● Exercise
Pictures stay out. Extract the lines below from the first one through the line with "(0,0) rectangle (1865,1085);", both included.

----------

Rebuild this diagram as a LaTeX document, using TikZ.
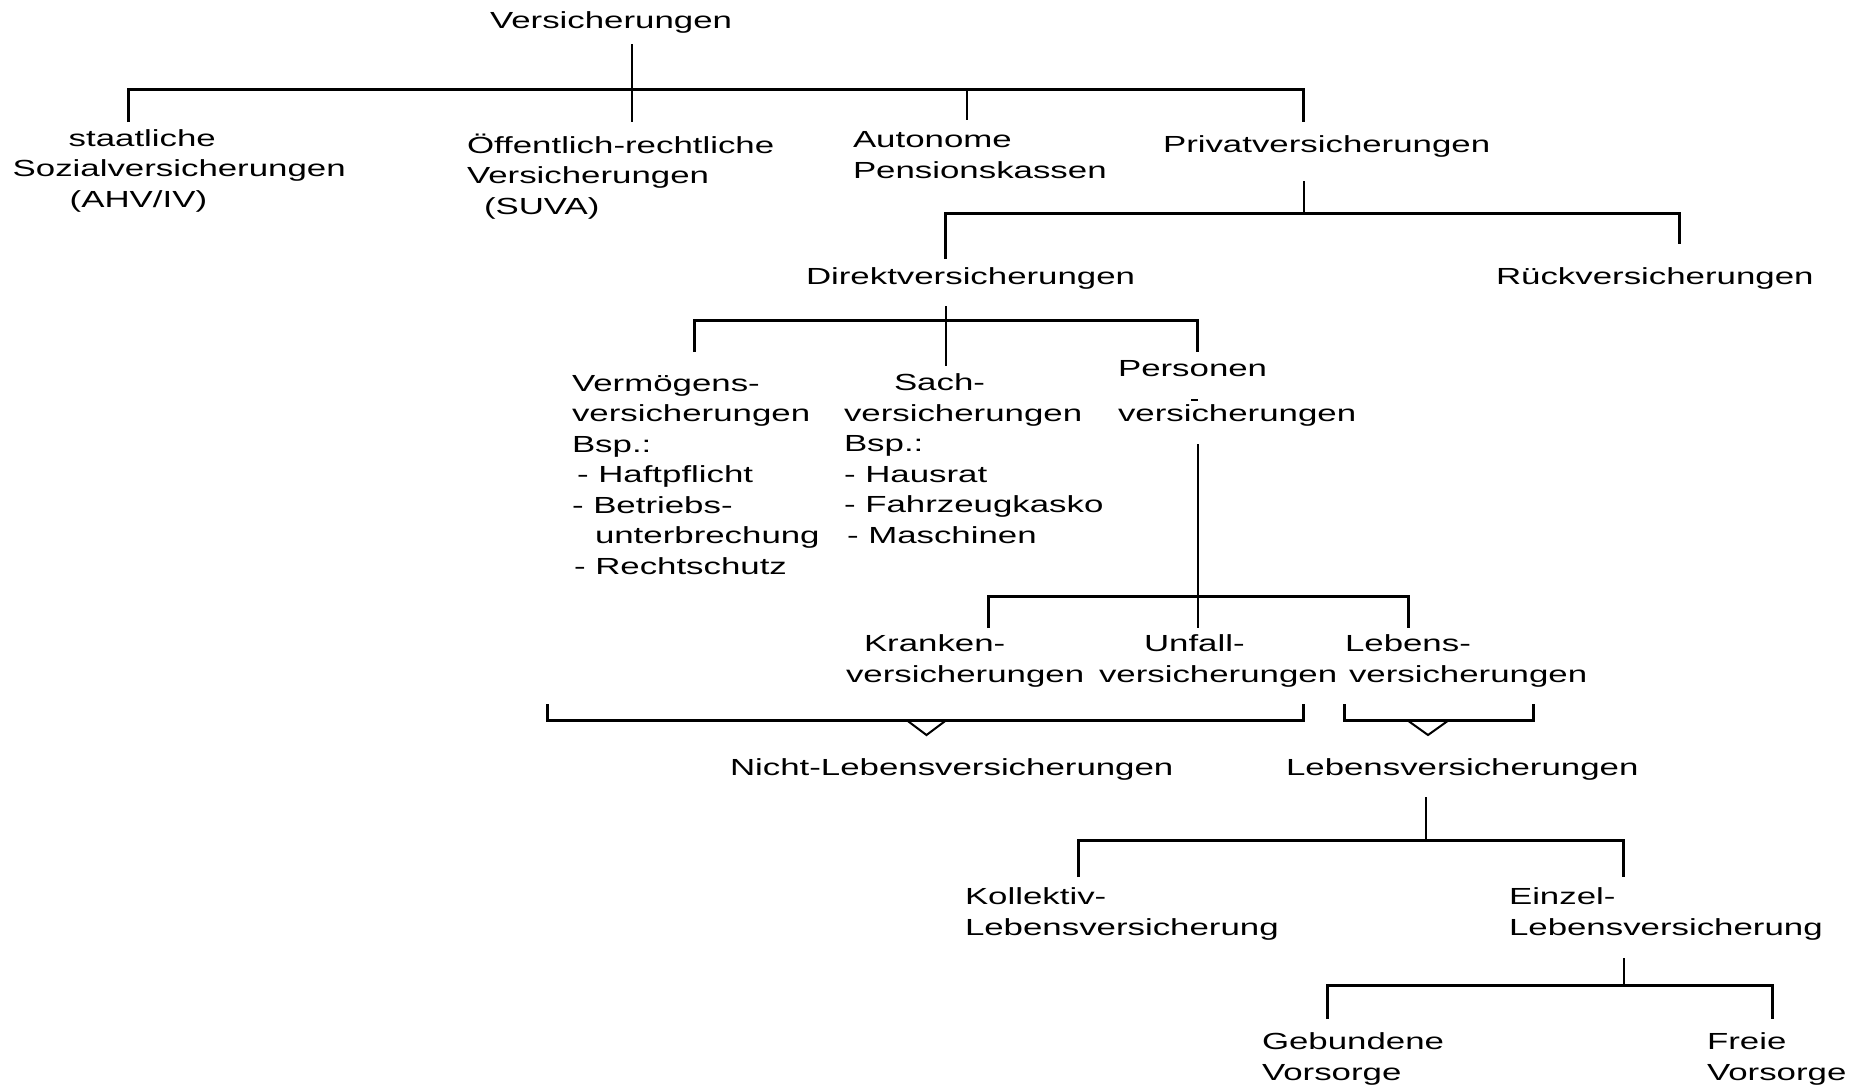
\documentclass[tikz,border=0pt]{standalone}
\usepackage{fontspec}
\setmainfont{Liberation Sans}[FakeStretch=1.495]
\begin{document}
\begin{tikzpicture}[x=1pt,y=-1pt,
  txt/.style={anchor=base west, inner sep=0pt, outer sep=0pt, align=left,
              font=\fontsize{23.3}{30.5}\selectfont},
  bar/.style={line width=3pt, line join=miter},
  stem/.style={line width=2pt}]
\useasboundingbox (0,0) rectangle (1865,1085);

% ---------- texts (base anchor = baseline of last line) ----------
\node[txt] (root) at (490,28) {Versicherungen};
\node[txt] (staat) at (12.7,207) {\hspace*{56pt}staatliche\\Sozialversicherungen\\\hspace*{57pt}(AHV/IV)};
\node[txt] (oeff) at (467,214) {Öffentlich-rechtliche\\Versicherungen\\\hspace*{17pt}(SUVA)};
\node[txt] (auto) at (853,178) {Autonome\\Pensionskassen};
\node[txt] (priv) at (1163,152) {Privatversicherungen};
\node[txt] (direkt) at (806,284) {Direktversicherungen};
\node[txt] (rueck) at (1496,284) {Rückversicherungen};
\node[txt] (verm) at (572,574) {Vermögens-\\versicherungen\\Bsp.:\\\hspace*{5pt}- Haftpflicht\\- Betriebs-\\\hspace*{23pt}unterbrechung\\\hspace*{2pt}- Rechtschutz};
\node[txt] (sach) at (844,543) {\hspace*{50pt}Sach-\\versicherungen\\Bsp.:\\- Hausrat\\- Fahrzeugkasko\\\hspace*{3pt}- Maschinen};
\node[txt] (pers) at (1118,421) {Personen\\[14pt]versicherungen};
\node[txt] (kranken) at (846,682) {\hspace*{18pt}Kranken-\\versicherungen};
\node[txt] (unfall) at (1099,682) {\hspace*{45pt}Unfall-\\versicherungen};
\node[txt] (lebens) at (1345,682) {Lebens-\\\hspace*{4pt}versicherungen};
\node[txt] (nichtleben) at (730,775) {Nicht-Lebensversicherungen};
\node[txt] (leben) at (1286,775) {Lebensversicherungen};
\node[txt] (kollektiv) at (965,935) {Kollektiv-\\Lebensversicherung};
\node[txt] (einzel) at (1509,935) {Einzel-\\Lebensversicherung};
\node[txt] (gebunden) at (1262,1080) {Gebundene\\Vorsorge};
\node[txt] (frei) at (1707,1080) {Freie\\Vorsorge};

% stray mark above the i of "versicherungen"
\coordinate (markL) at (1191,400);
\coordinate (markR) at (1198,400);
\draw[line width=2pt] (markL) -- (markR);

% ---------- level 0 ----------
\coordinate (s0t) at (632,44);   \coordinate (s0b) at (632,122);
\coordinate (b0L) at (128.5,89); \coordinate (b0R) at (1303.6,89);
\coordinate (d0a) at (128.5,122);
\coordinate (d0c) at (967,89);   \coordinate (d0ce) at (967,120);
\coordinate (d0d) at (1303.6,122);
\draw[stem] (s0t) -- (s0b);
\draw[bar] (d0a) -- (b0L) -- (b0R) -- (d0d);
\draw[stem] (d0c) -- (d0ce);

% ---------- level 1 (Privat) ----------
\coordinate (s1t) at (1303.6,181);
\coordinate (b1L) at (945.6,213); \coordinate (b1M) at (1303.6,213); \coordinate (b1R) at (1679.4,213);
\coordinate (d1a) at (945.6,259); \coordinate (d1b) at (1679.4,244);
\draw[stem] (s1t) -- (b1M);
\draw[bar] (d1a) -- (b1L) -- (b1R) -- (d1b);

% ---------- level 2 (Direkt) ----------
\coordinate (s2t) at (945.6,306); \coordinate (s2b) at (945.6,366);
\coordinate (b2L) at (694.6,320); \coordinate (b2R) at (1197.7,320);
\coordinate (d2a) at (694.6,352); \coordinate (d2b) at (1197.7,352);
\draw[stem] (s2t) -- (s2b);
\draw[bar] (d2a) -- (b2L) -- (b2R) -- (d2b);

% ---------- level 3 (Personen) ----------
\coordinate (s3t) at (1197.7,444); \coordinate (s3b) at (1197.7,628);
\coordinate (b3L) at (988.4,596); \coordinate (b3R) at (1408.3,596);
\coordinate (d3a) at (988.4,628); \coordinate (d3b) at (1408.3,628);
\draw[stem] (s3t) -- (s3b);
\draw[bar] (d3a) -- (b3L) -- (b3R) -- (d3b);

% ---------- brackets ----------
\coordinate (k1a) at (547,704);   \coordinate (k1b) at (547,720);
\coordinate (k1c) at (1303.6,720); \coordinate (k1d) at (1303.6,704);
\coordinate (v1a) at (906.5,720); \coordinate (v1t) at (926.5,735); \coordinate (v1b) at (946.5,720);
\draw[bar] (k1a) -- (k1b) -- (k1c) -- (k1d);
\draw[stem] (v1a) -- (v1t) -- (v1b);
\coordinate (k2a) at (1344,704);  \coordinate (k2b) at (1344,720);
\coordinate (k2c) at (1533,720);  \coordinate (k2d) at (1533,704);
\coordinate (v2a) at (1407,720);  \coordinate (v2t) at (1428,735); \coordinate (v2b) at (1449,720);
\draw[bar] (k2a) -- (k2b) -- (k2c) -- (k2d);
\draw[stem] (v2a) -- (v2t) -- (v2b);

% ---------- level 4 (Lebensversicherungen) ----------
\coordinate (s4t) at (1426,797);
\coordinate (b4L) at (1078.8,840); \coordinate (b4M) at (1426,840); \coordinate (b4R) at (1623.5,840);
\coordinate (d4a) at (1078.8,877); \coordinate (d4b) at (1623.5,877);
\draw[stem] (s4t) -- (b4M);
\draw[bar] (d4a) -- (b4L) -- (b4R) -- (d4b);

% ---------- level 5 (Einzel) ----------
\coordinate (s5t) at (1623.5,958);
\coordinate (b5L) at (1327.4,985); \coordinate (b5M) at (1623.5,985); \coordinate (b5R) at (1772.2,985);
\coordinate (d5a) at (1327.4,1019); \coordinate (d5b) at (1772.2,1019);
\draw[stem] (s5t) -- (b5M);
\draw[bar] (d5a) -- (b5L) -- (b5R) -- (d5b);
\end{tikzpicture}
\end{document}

----------

● Output for this task
Rebuild this diagram as a LaTeX document, using TikZ.
\documentclass[tikz,border=0pt]{standalone}
\usepackage{fontspec}
\setmainfont{Liberation Sans}[FakeStretch=1.495]
\begin{document}
\begin{tikzpicture}[x=1pt,y=-1pt,
  txt/.style={anchor=base west, inner sep=0pt, outer sep=0pt, align=left,
              font=\fontsize{23.3}{30.5}\selectfont},
  bar/.style={line width=3pt, line join=miter},
  stem/.style={line width=2pt}]
\useasboundingbox (0,0) rectangle (1865,1085);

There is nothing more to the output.